If live-restore is enabled (value true in daemon.json), a daemon restart will not stop running containers. If it is not enabled, a daemon restart will stop all containers.

# Attempt graceful restart first
sudo systemctl restart docker.service

# If systemctl restart hangs (daemon is fully wedged), send SIGTERM directly
sudo kill -TERM $(pgrep dockerd)

# Wait 30 seconds. If still alive, use SIGKILL (last resort before reboot)
sudo kill -9 $(pgrep dockerd)
# Then start the daemon again
sudo systemctl start docker.service

Using kill -9 on dockerd is disruptive. Without live-restore, it will leave containers in an inconsistent state. With live-restore, containerd maintains the containers and dockerd reconnects on startup.

If the daemon fails to start after a kill, check for leftover lock files or corrupted state in /var/lib/docker. Daemon logs on startup will indicate what is failing.

If the daemon will not restart cleanly

Check for storage driver corruption:

# Check for overlay mount issues
mount | grep overlay | head -20

# Check backing filesystem health
sudo dmesg | grep -iE "(ext4|xfs|overlay|error)" | tail -20

If the backing filesystem has errors, you may need filesystem repair (fsck for ext4, xfs_repair for xfs) before the daemon can start. This requires unmounting, which means stopping all containers first. At this point you are in a host-level recovery scenario.

Prevention

Configure live-restore. Add "live-restore": true to /etc/docker/daemon.json. This is the single most important setting for reducing the blast radius of a daemon restart.

Set log rotation defaults. Add to /etc/docker/daemon.json:

{
  "log-driver": "json-file",
  "log-opts": {
    "max-size": "50m",
    "max-file": "3"
  }
}

Unbounded logs are a leading cause of disk exhaustion, which causes daemon hangs.

Monitor disk at 70%, not 90%. By the time you are at 90%, cleanup operations may themselves fail. Alert at 70% and clean up before it becomes an emergency.

Raise the FD limit proactively. If you run more than a few dozen containers per host, the default FD limit may be insufficient. Set LimitNOFILE in the systemd unit before you hit the limit.

Monitor daemon response latency, not just process existence. A daemon that responds in 5 seconds is operationally broken even though the process is alive. Alert on latency above 500ms sustained, not just on process absence.

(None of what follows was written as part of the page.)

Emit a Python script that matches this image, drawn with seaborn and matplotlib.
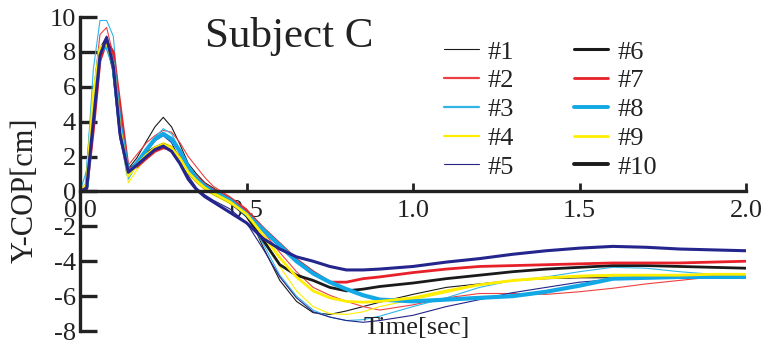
import numpy as np
import pandas as pd
import seaborn as sns
import matplotlib
matplotlib.use("Agg")
import matplotlib.pyplot as plt
from matplotlib.lines import Line2D

# ---- data ----
time = [0, 0.02, 0.04, 0.06, 0.08, 0.1, 0.12, 0.145, 0.17, 0.2, 0.225, 0.25, 0.275, 0.3,
        0.325, 0.35, 0.375, 0.4, 0.45, 0.5, 0.55, 0.6, 0.65, 0.7, 0.75, 0.8, 0.85, 0.9,
        1.0, 1.1, 1.2, 1.3, 1.4, 1.5, 1.6, 1.7, 1.8, 1.9, 2.0]

s1 = [0, 0.3, 4.0, 8.2, 8.9, 7.2, 3.8, 1.3, 1.9, 2.9, 3.7, 4.25, 3.7, 2.7, 1.6, 1.0, 0.5, 0.2,
      -0.4, -1.1, -3.2, -5.1, -6.3, -6.95, -7.05, -6.85, -6.6, -6.35, -5.9, -5.5, -5.3, -5.1,
      -5.0, -4.95, -4.95, -4.9, -4.9, -4.85, -4.8]
s2 = [0, 0.5, 5.5, 9.0, 9.4, 7.8, 4.0, 1.5, 2.1, 2.8, 3.2, 3.5, 3.4, 2.8, 2.0, 1.4, 0.8, 0.3,
      -0.3, -1.0, -2.3, -3.5, -4.6, -5.5, -5.95, -6.3, -6.6, -6.8, -6.5, -6.1, -5.85, -5.85,
      -5.9, -5.75, -5.55, -5.3, -5.1, -4.9, -4.75]
s3 = [0, 1.2, 7.0, 9.8, 9.8, 8.9, 4.5, 0.7, 1.5, 2.4, 3.1, 3.6, 3.3, 2.4, 1.5, 0.8, 0.3, 0.0,
      -0.6, -1.4, -3.0, -4.8, -6.0, -6.8, -7.2, -7.4, -7.35, -7.15, -6.6, -6.1, -5.5, -5.1,
      -4.9, -4.6, -4.35, -4.4, -4.6, -4.75, -4.8]
s4 = [0, 0.5, 5.5, 8.3, 8.5, 7.5, 3.5, 0.5, 1.2, 2.0, 2.5, 2.8, 2.6, 1.9, 1.0, 0.5, 0.1, -0.2,
      -0.7, -1.3, -2.6, -4.3, -5.7, -6.6, -7.0, -7.05, -6.9, -6.6, -6.2, -5.8, -5.35, -5.15,
      -5.0, -4.9, -4.85, -4.85, -4.85, -4.8, -4.8]
s5 = [0, 0.2, 4.0, 7.8, 8.9, 7.0, 3.0, 1.0, 1.5, 2.3, 2.9, 3.2, 2.8, 1.8, 0.9, 0.2, -0.2, -0.5,
      -1.0, -1.8, -3.3, -4.9, -6.1, -6.9, -7.2, -7.4, -7.5, -7.4, -7.1, -6.6, -6.2, -5.8,
      -5.5, -5.2, -5.05, -4.95, -4.9, -4.85, -4.85]
s6 = [0, 0.2, 4.5, 8.0, 8.6, 7.0, 3.5, 1.2, 1.6, 2.2, 2.5, 2.7, 2.5, 1.9, 1.1, 0.6, 0.2, -0.1,
      -0.6, -1.4, -2.8, -4.2, -4.8, -5.1, -5.5, -5.7, -5.6, -5.45, -5.25, -5.0, -4.8, -4.6,
      -4.45, -4.35, -4.25, -4.25, -4.3, -4.35, -4.4]
s7 = [0, 0.1, 3.5, 7.5, 8.6, 8.0, 5.0, 1.3, 1.4, 1.9, 2.3, 2.5, 2.4, 2.0, 1.4, 0.8, 0.4, 0.1,
      -0.4, -1.1, -2.1, -3.0, -3.9, -4.6, -5.2, -5.2, -5.0, -4.9, -4.65, -4.45, -4.3, -4.25,
      -4.2, -4.15, -4.1, -4.1, -4.1, -4.05, -4.0]
s8 = [0, 0.3, 5.0, 8.0, 8.4, 7.3, 3.8, 1.0, 1.6, 2.4, 3.0, 3.3, 3.0, 2.3, 1.4, 0.7, 0.3, 0.0,
      -0.5, -1.3, -2.2, -3.1, -4.0, -4.7, -5.2, -5.6, -5.95, -6.2, -6.3, -6.2, -6.1, -6.0,
      -5.75, -5.4, -5.0, -4.95, -4.9, -4.9, -4.9]
s9 = [0, 0.4, 5.5, 8.2, 8.5, 7.3, 3.6, 0.9, 1.5, 2.1, 2.5, 2.7, 2.5, 1.9, 1.1, 0.6, 0.2, -0.1,
      -0.6, -1.3, -2.5, -3.8, -4.9, -5.7, -6.1, -6.3, -6.35, -6.3, -6.1, -5.7, -5.35, -5.1,
      -4.95, -4.85, -4.8, -4.8, -4.8, -4.75, -4.75]
s10 = [0, 0.2, 4.0, 7.8, 8.8, 7.2, 3.3, 1.1, 1.5, 2.0, 2.4, 2.6, 2.3, 1.6, 0.7, 0.1, -0.3, -0.6,
       -1.2, -1.8, -2.7, -3.3, -3.75, -4.0, -4.3, -4.5, -4.5, -4.45, -4.3, -4.05, -3.85, -3.6,
       -3.4, -3.25, -3.15, -3.2, -3.3, -3.35, -3.4]

series_names = ["#1", "#2", "#3", "#4", "#5", "#6", "#7", "#8", "#9", "#10"]
series_values = [s1, s2, s3, s4, s5, s6, s7, s8, s9, s10]
y_ticks = [10, 8, 6, 4, 2, 0, -2, -4, -6, -8]
y_ticklabels = ["10", "8", "6", "4", "2", "0", "-2", "-4", "-6", "-8"]
x_ticks = [0.0, 0.5, 1.0, 1.5, 2.0]
x_ticklabels = ["0.0", "0.5", "1.0", "1.5", "2.0"]

# ---- styles ----
line_colors = ["#1a1a1a", "#ee4040", "#30b4ea", "#ffee00", "#23238a",
               "#1a1a1a", "#e8202a", "#12a8e6", "#ffee00", "#25258e"]
line_widths = [0.8, 0.8, 0.8, 0.8, 0.8, 2.0, 2.0, 3.0, 2.0, 2.2]
legend_colors = ["#1a1a1a", "#ee4040", "#30b4ea", "#ffee00", "#23238a",
                 "#1a1a1a", "#e8202a", "#12a8e6", "#ffee00", "#1a1a1a"]
legend_widths = [0.8, 1.6, 1.6, 1.6, 0.8, 2.2, 2.0, 2.8, 2.0, 2.8]

rows = []
for name, vals in zip(series_names, series_values):
    for t, v in zip(time, vals):
        rows.append({"Time": t, "COP": v, "Trial": name})
df = pd.DataFrame(rows)

sns.set_theme(style="white")
plt.rcParams["font.family"] = ["Liberation Serif", "DejaVu Serif"]
plt.rcParams["axes.unicode_minus"] = False

fig = plt.figure(figsize=(7.67, 3.45), dpi=100)
W, H = 767, 345
ax = fig.add_axes([80 / W, 1 - 331 / H, (746 - 80) / W, (331 - 17) / H])

palette = dict(zip(series_names, line_colors))
sns.lineplot(data=df, x="Time", y="COP", hue="Trial", palette=palette,
             ax=ax, legend=False, estimator=None, sort=False)
for line, lw in zip(ax.lines, line_widths):
    line.set_linewidth(lw)
    line.set_solid_joinstyle("round")

ax.set_xlim(0, 2.0)
ax.set_ylim(-8, 10)
ax.spines["top"].set_visible(False)
ax.spines["right"].set_visible(False)
ax.spines["bottom"].set_position(("data", 0))
for sp in ("left", "bottom"):
    ax.spines[sp].set_linewidth(2.4)
    ax.spines[sp].set_color("#222222")

ax.set_yticks(y_ticks)
ax.set_yticklabels(y_ticklabels)
ax.set_xticks(x_ticks)
ax.set_xticklabels(x_ticklabels)
ax.tick_params(axis="y", direction="in", length=12.5, width=2.4, color="#222222",
               labelsize=19, pad=3, left=True, labelcolor="#222222")
ax.tick_params(axis="x", direction="in", length=6, width=2.0, color="#222222",
               labelsize=19, pad=6, bottom=True, labelcolor="#222222")
ax.set_xlabel("")
ax.set_ylabel("")
ax.grid(False)

fig.text(25 / W, 1 - 190 / H, "Y-COP[cm]", rotation=90, ha="center", va="center",
         fontsize=22, color="#222222")
fig.text(417 / W, 1 - 328 / H, "Time[sec]", ha="center", va="center",
         fontsize=19, color="#222222")
fig.text(205 / W, 1 - 47 / H, "Subject C", ha="left", va="baseline",
         fontsize=31, color="#222222")

handles = [Line2D([0], [0], color=c, lw=w) for c, w in zip(legend_colors, legend_widths)]
leg = fig.legend(handles, series_names, ncol=2, frameon=False, fontsize=19,
                 loc="upper left", bbox_to_anchor=(431 / W, 1 - 27 / H),
                 handlelength=1.3, handletextpad=0.35, columnspacing=2.25,
                 labelspacing=0.2, borderpad=0.0)
for txt in leg.get_texts():
    txt.set_color("#222222")

fig.savefig("out.png", dpi=100)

Implement automated disk cleanup. Run docker system prune -f on a schedule (daily on most hosts, more frequently on CI runners). Do not rely on manual cleanup.

How Netdata helps

  • Daemon liveness and latency. Netdata can monitor the /_ping endpoint response time, giving you a latency trend before the daemon fully hangs, not just a binary up/down signal.
  • Disk pressure correlation. Netdata’s disk usage charts for /var/lib/docker correlate directly with daemon hang risk. Watching disk usage growth rate alongside I/O wait gives early warning of the disk-exhaustion-to-hang pattern.
  • Host I/O wait. The system.io and per-disk I/O wait charts show when the storage layer is under pressure, which is the leading indicator for overlay2 storage driver hangs.
  • File descriptor tracking. Netdata tracks per-process FD counts, so you can alert when dockerd is approaching its FD limit before exhaustion causes failures.
  • Container state counts. Tracking running, exited, and dead container counts over time surfaces accumulation patterns that contribute to daemon stress.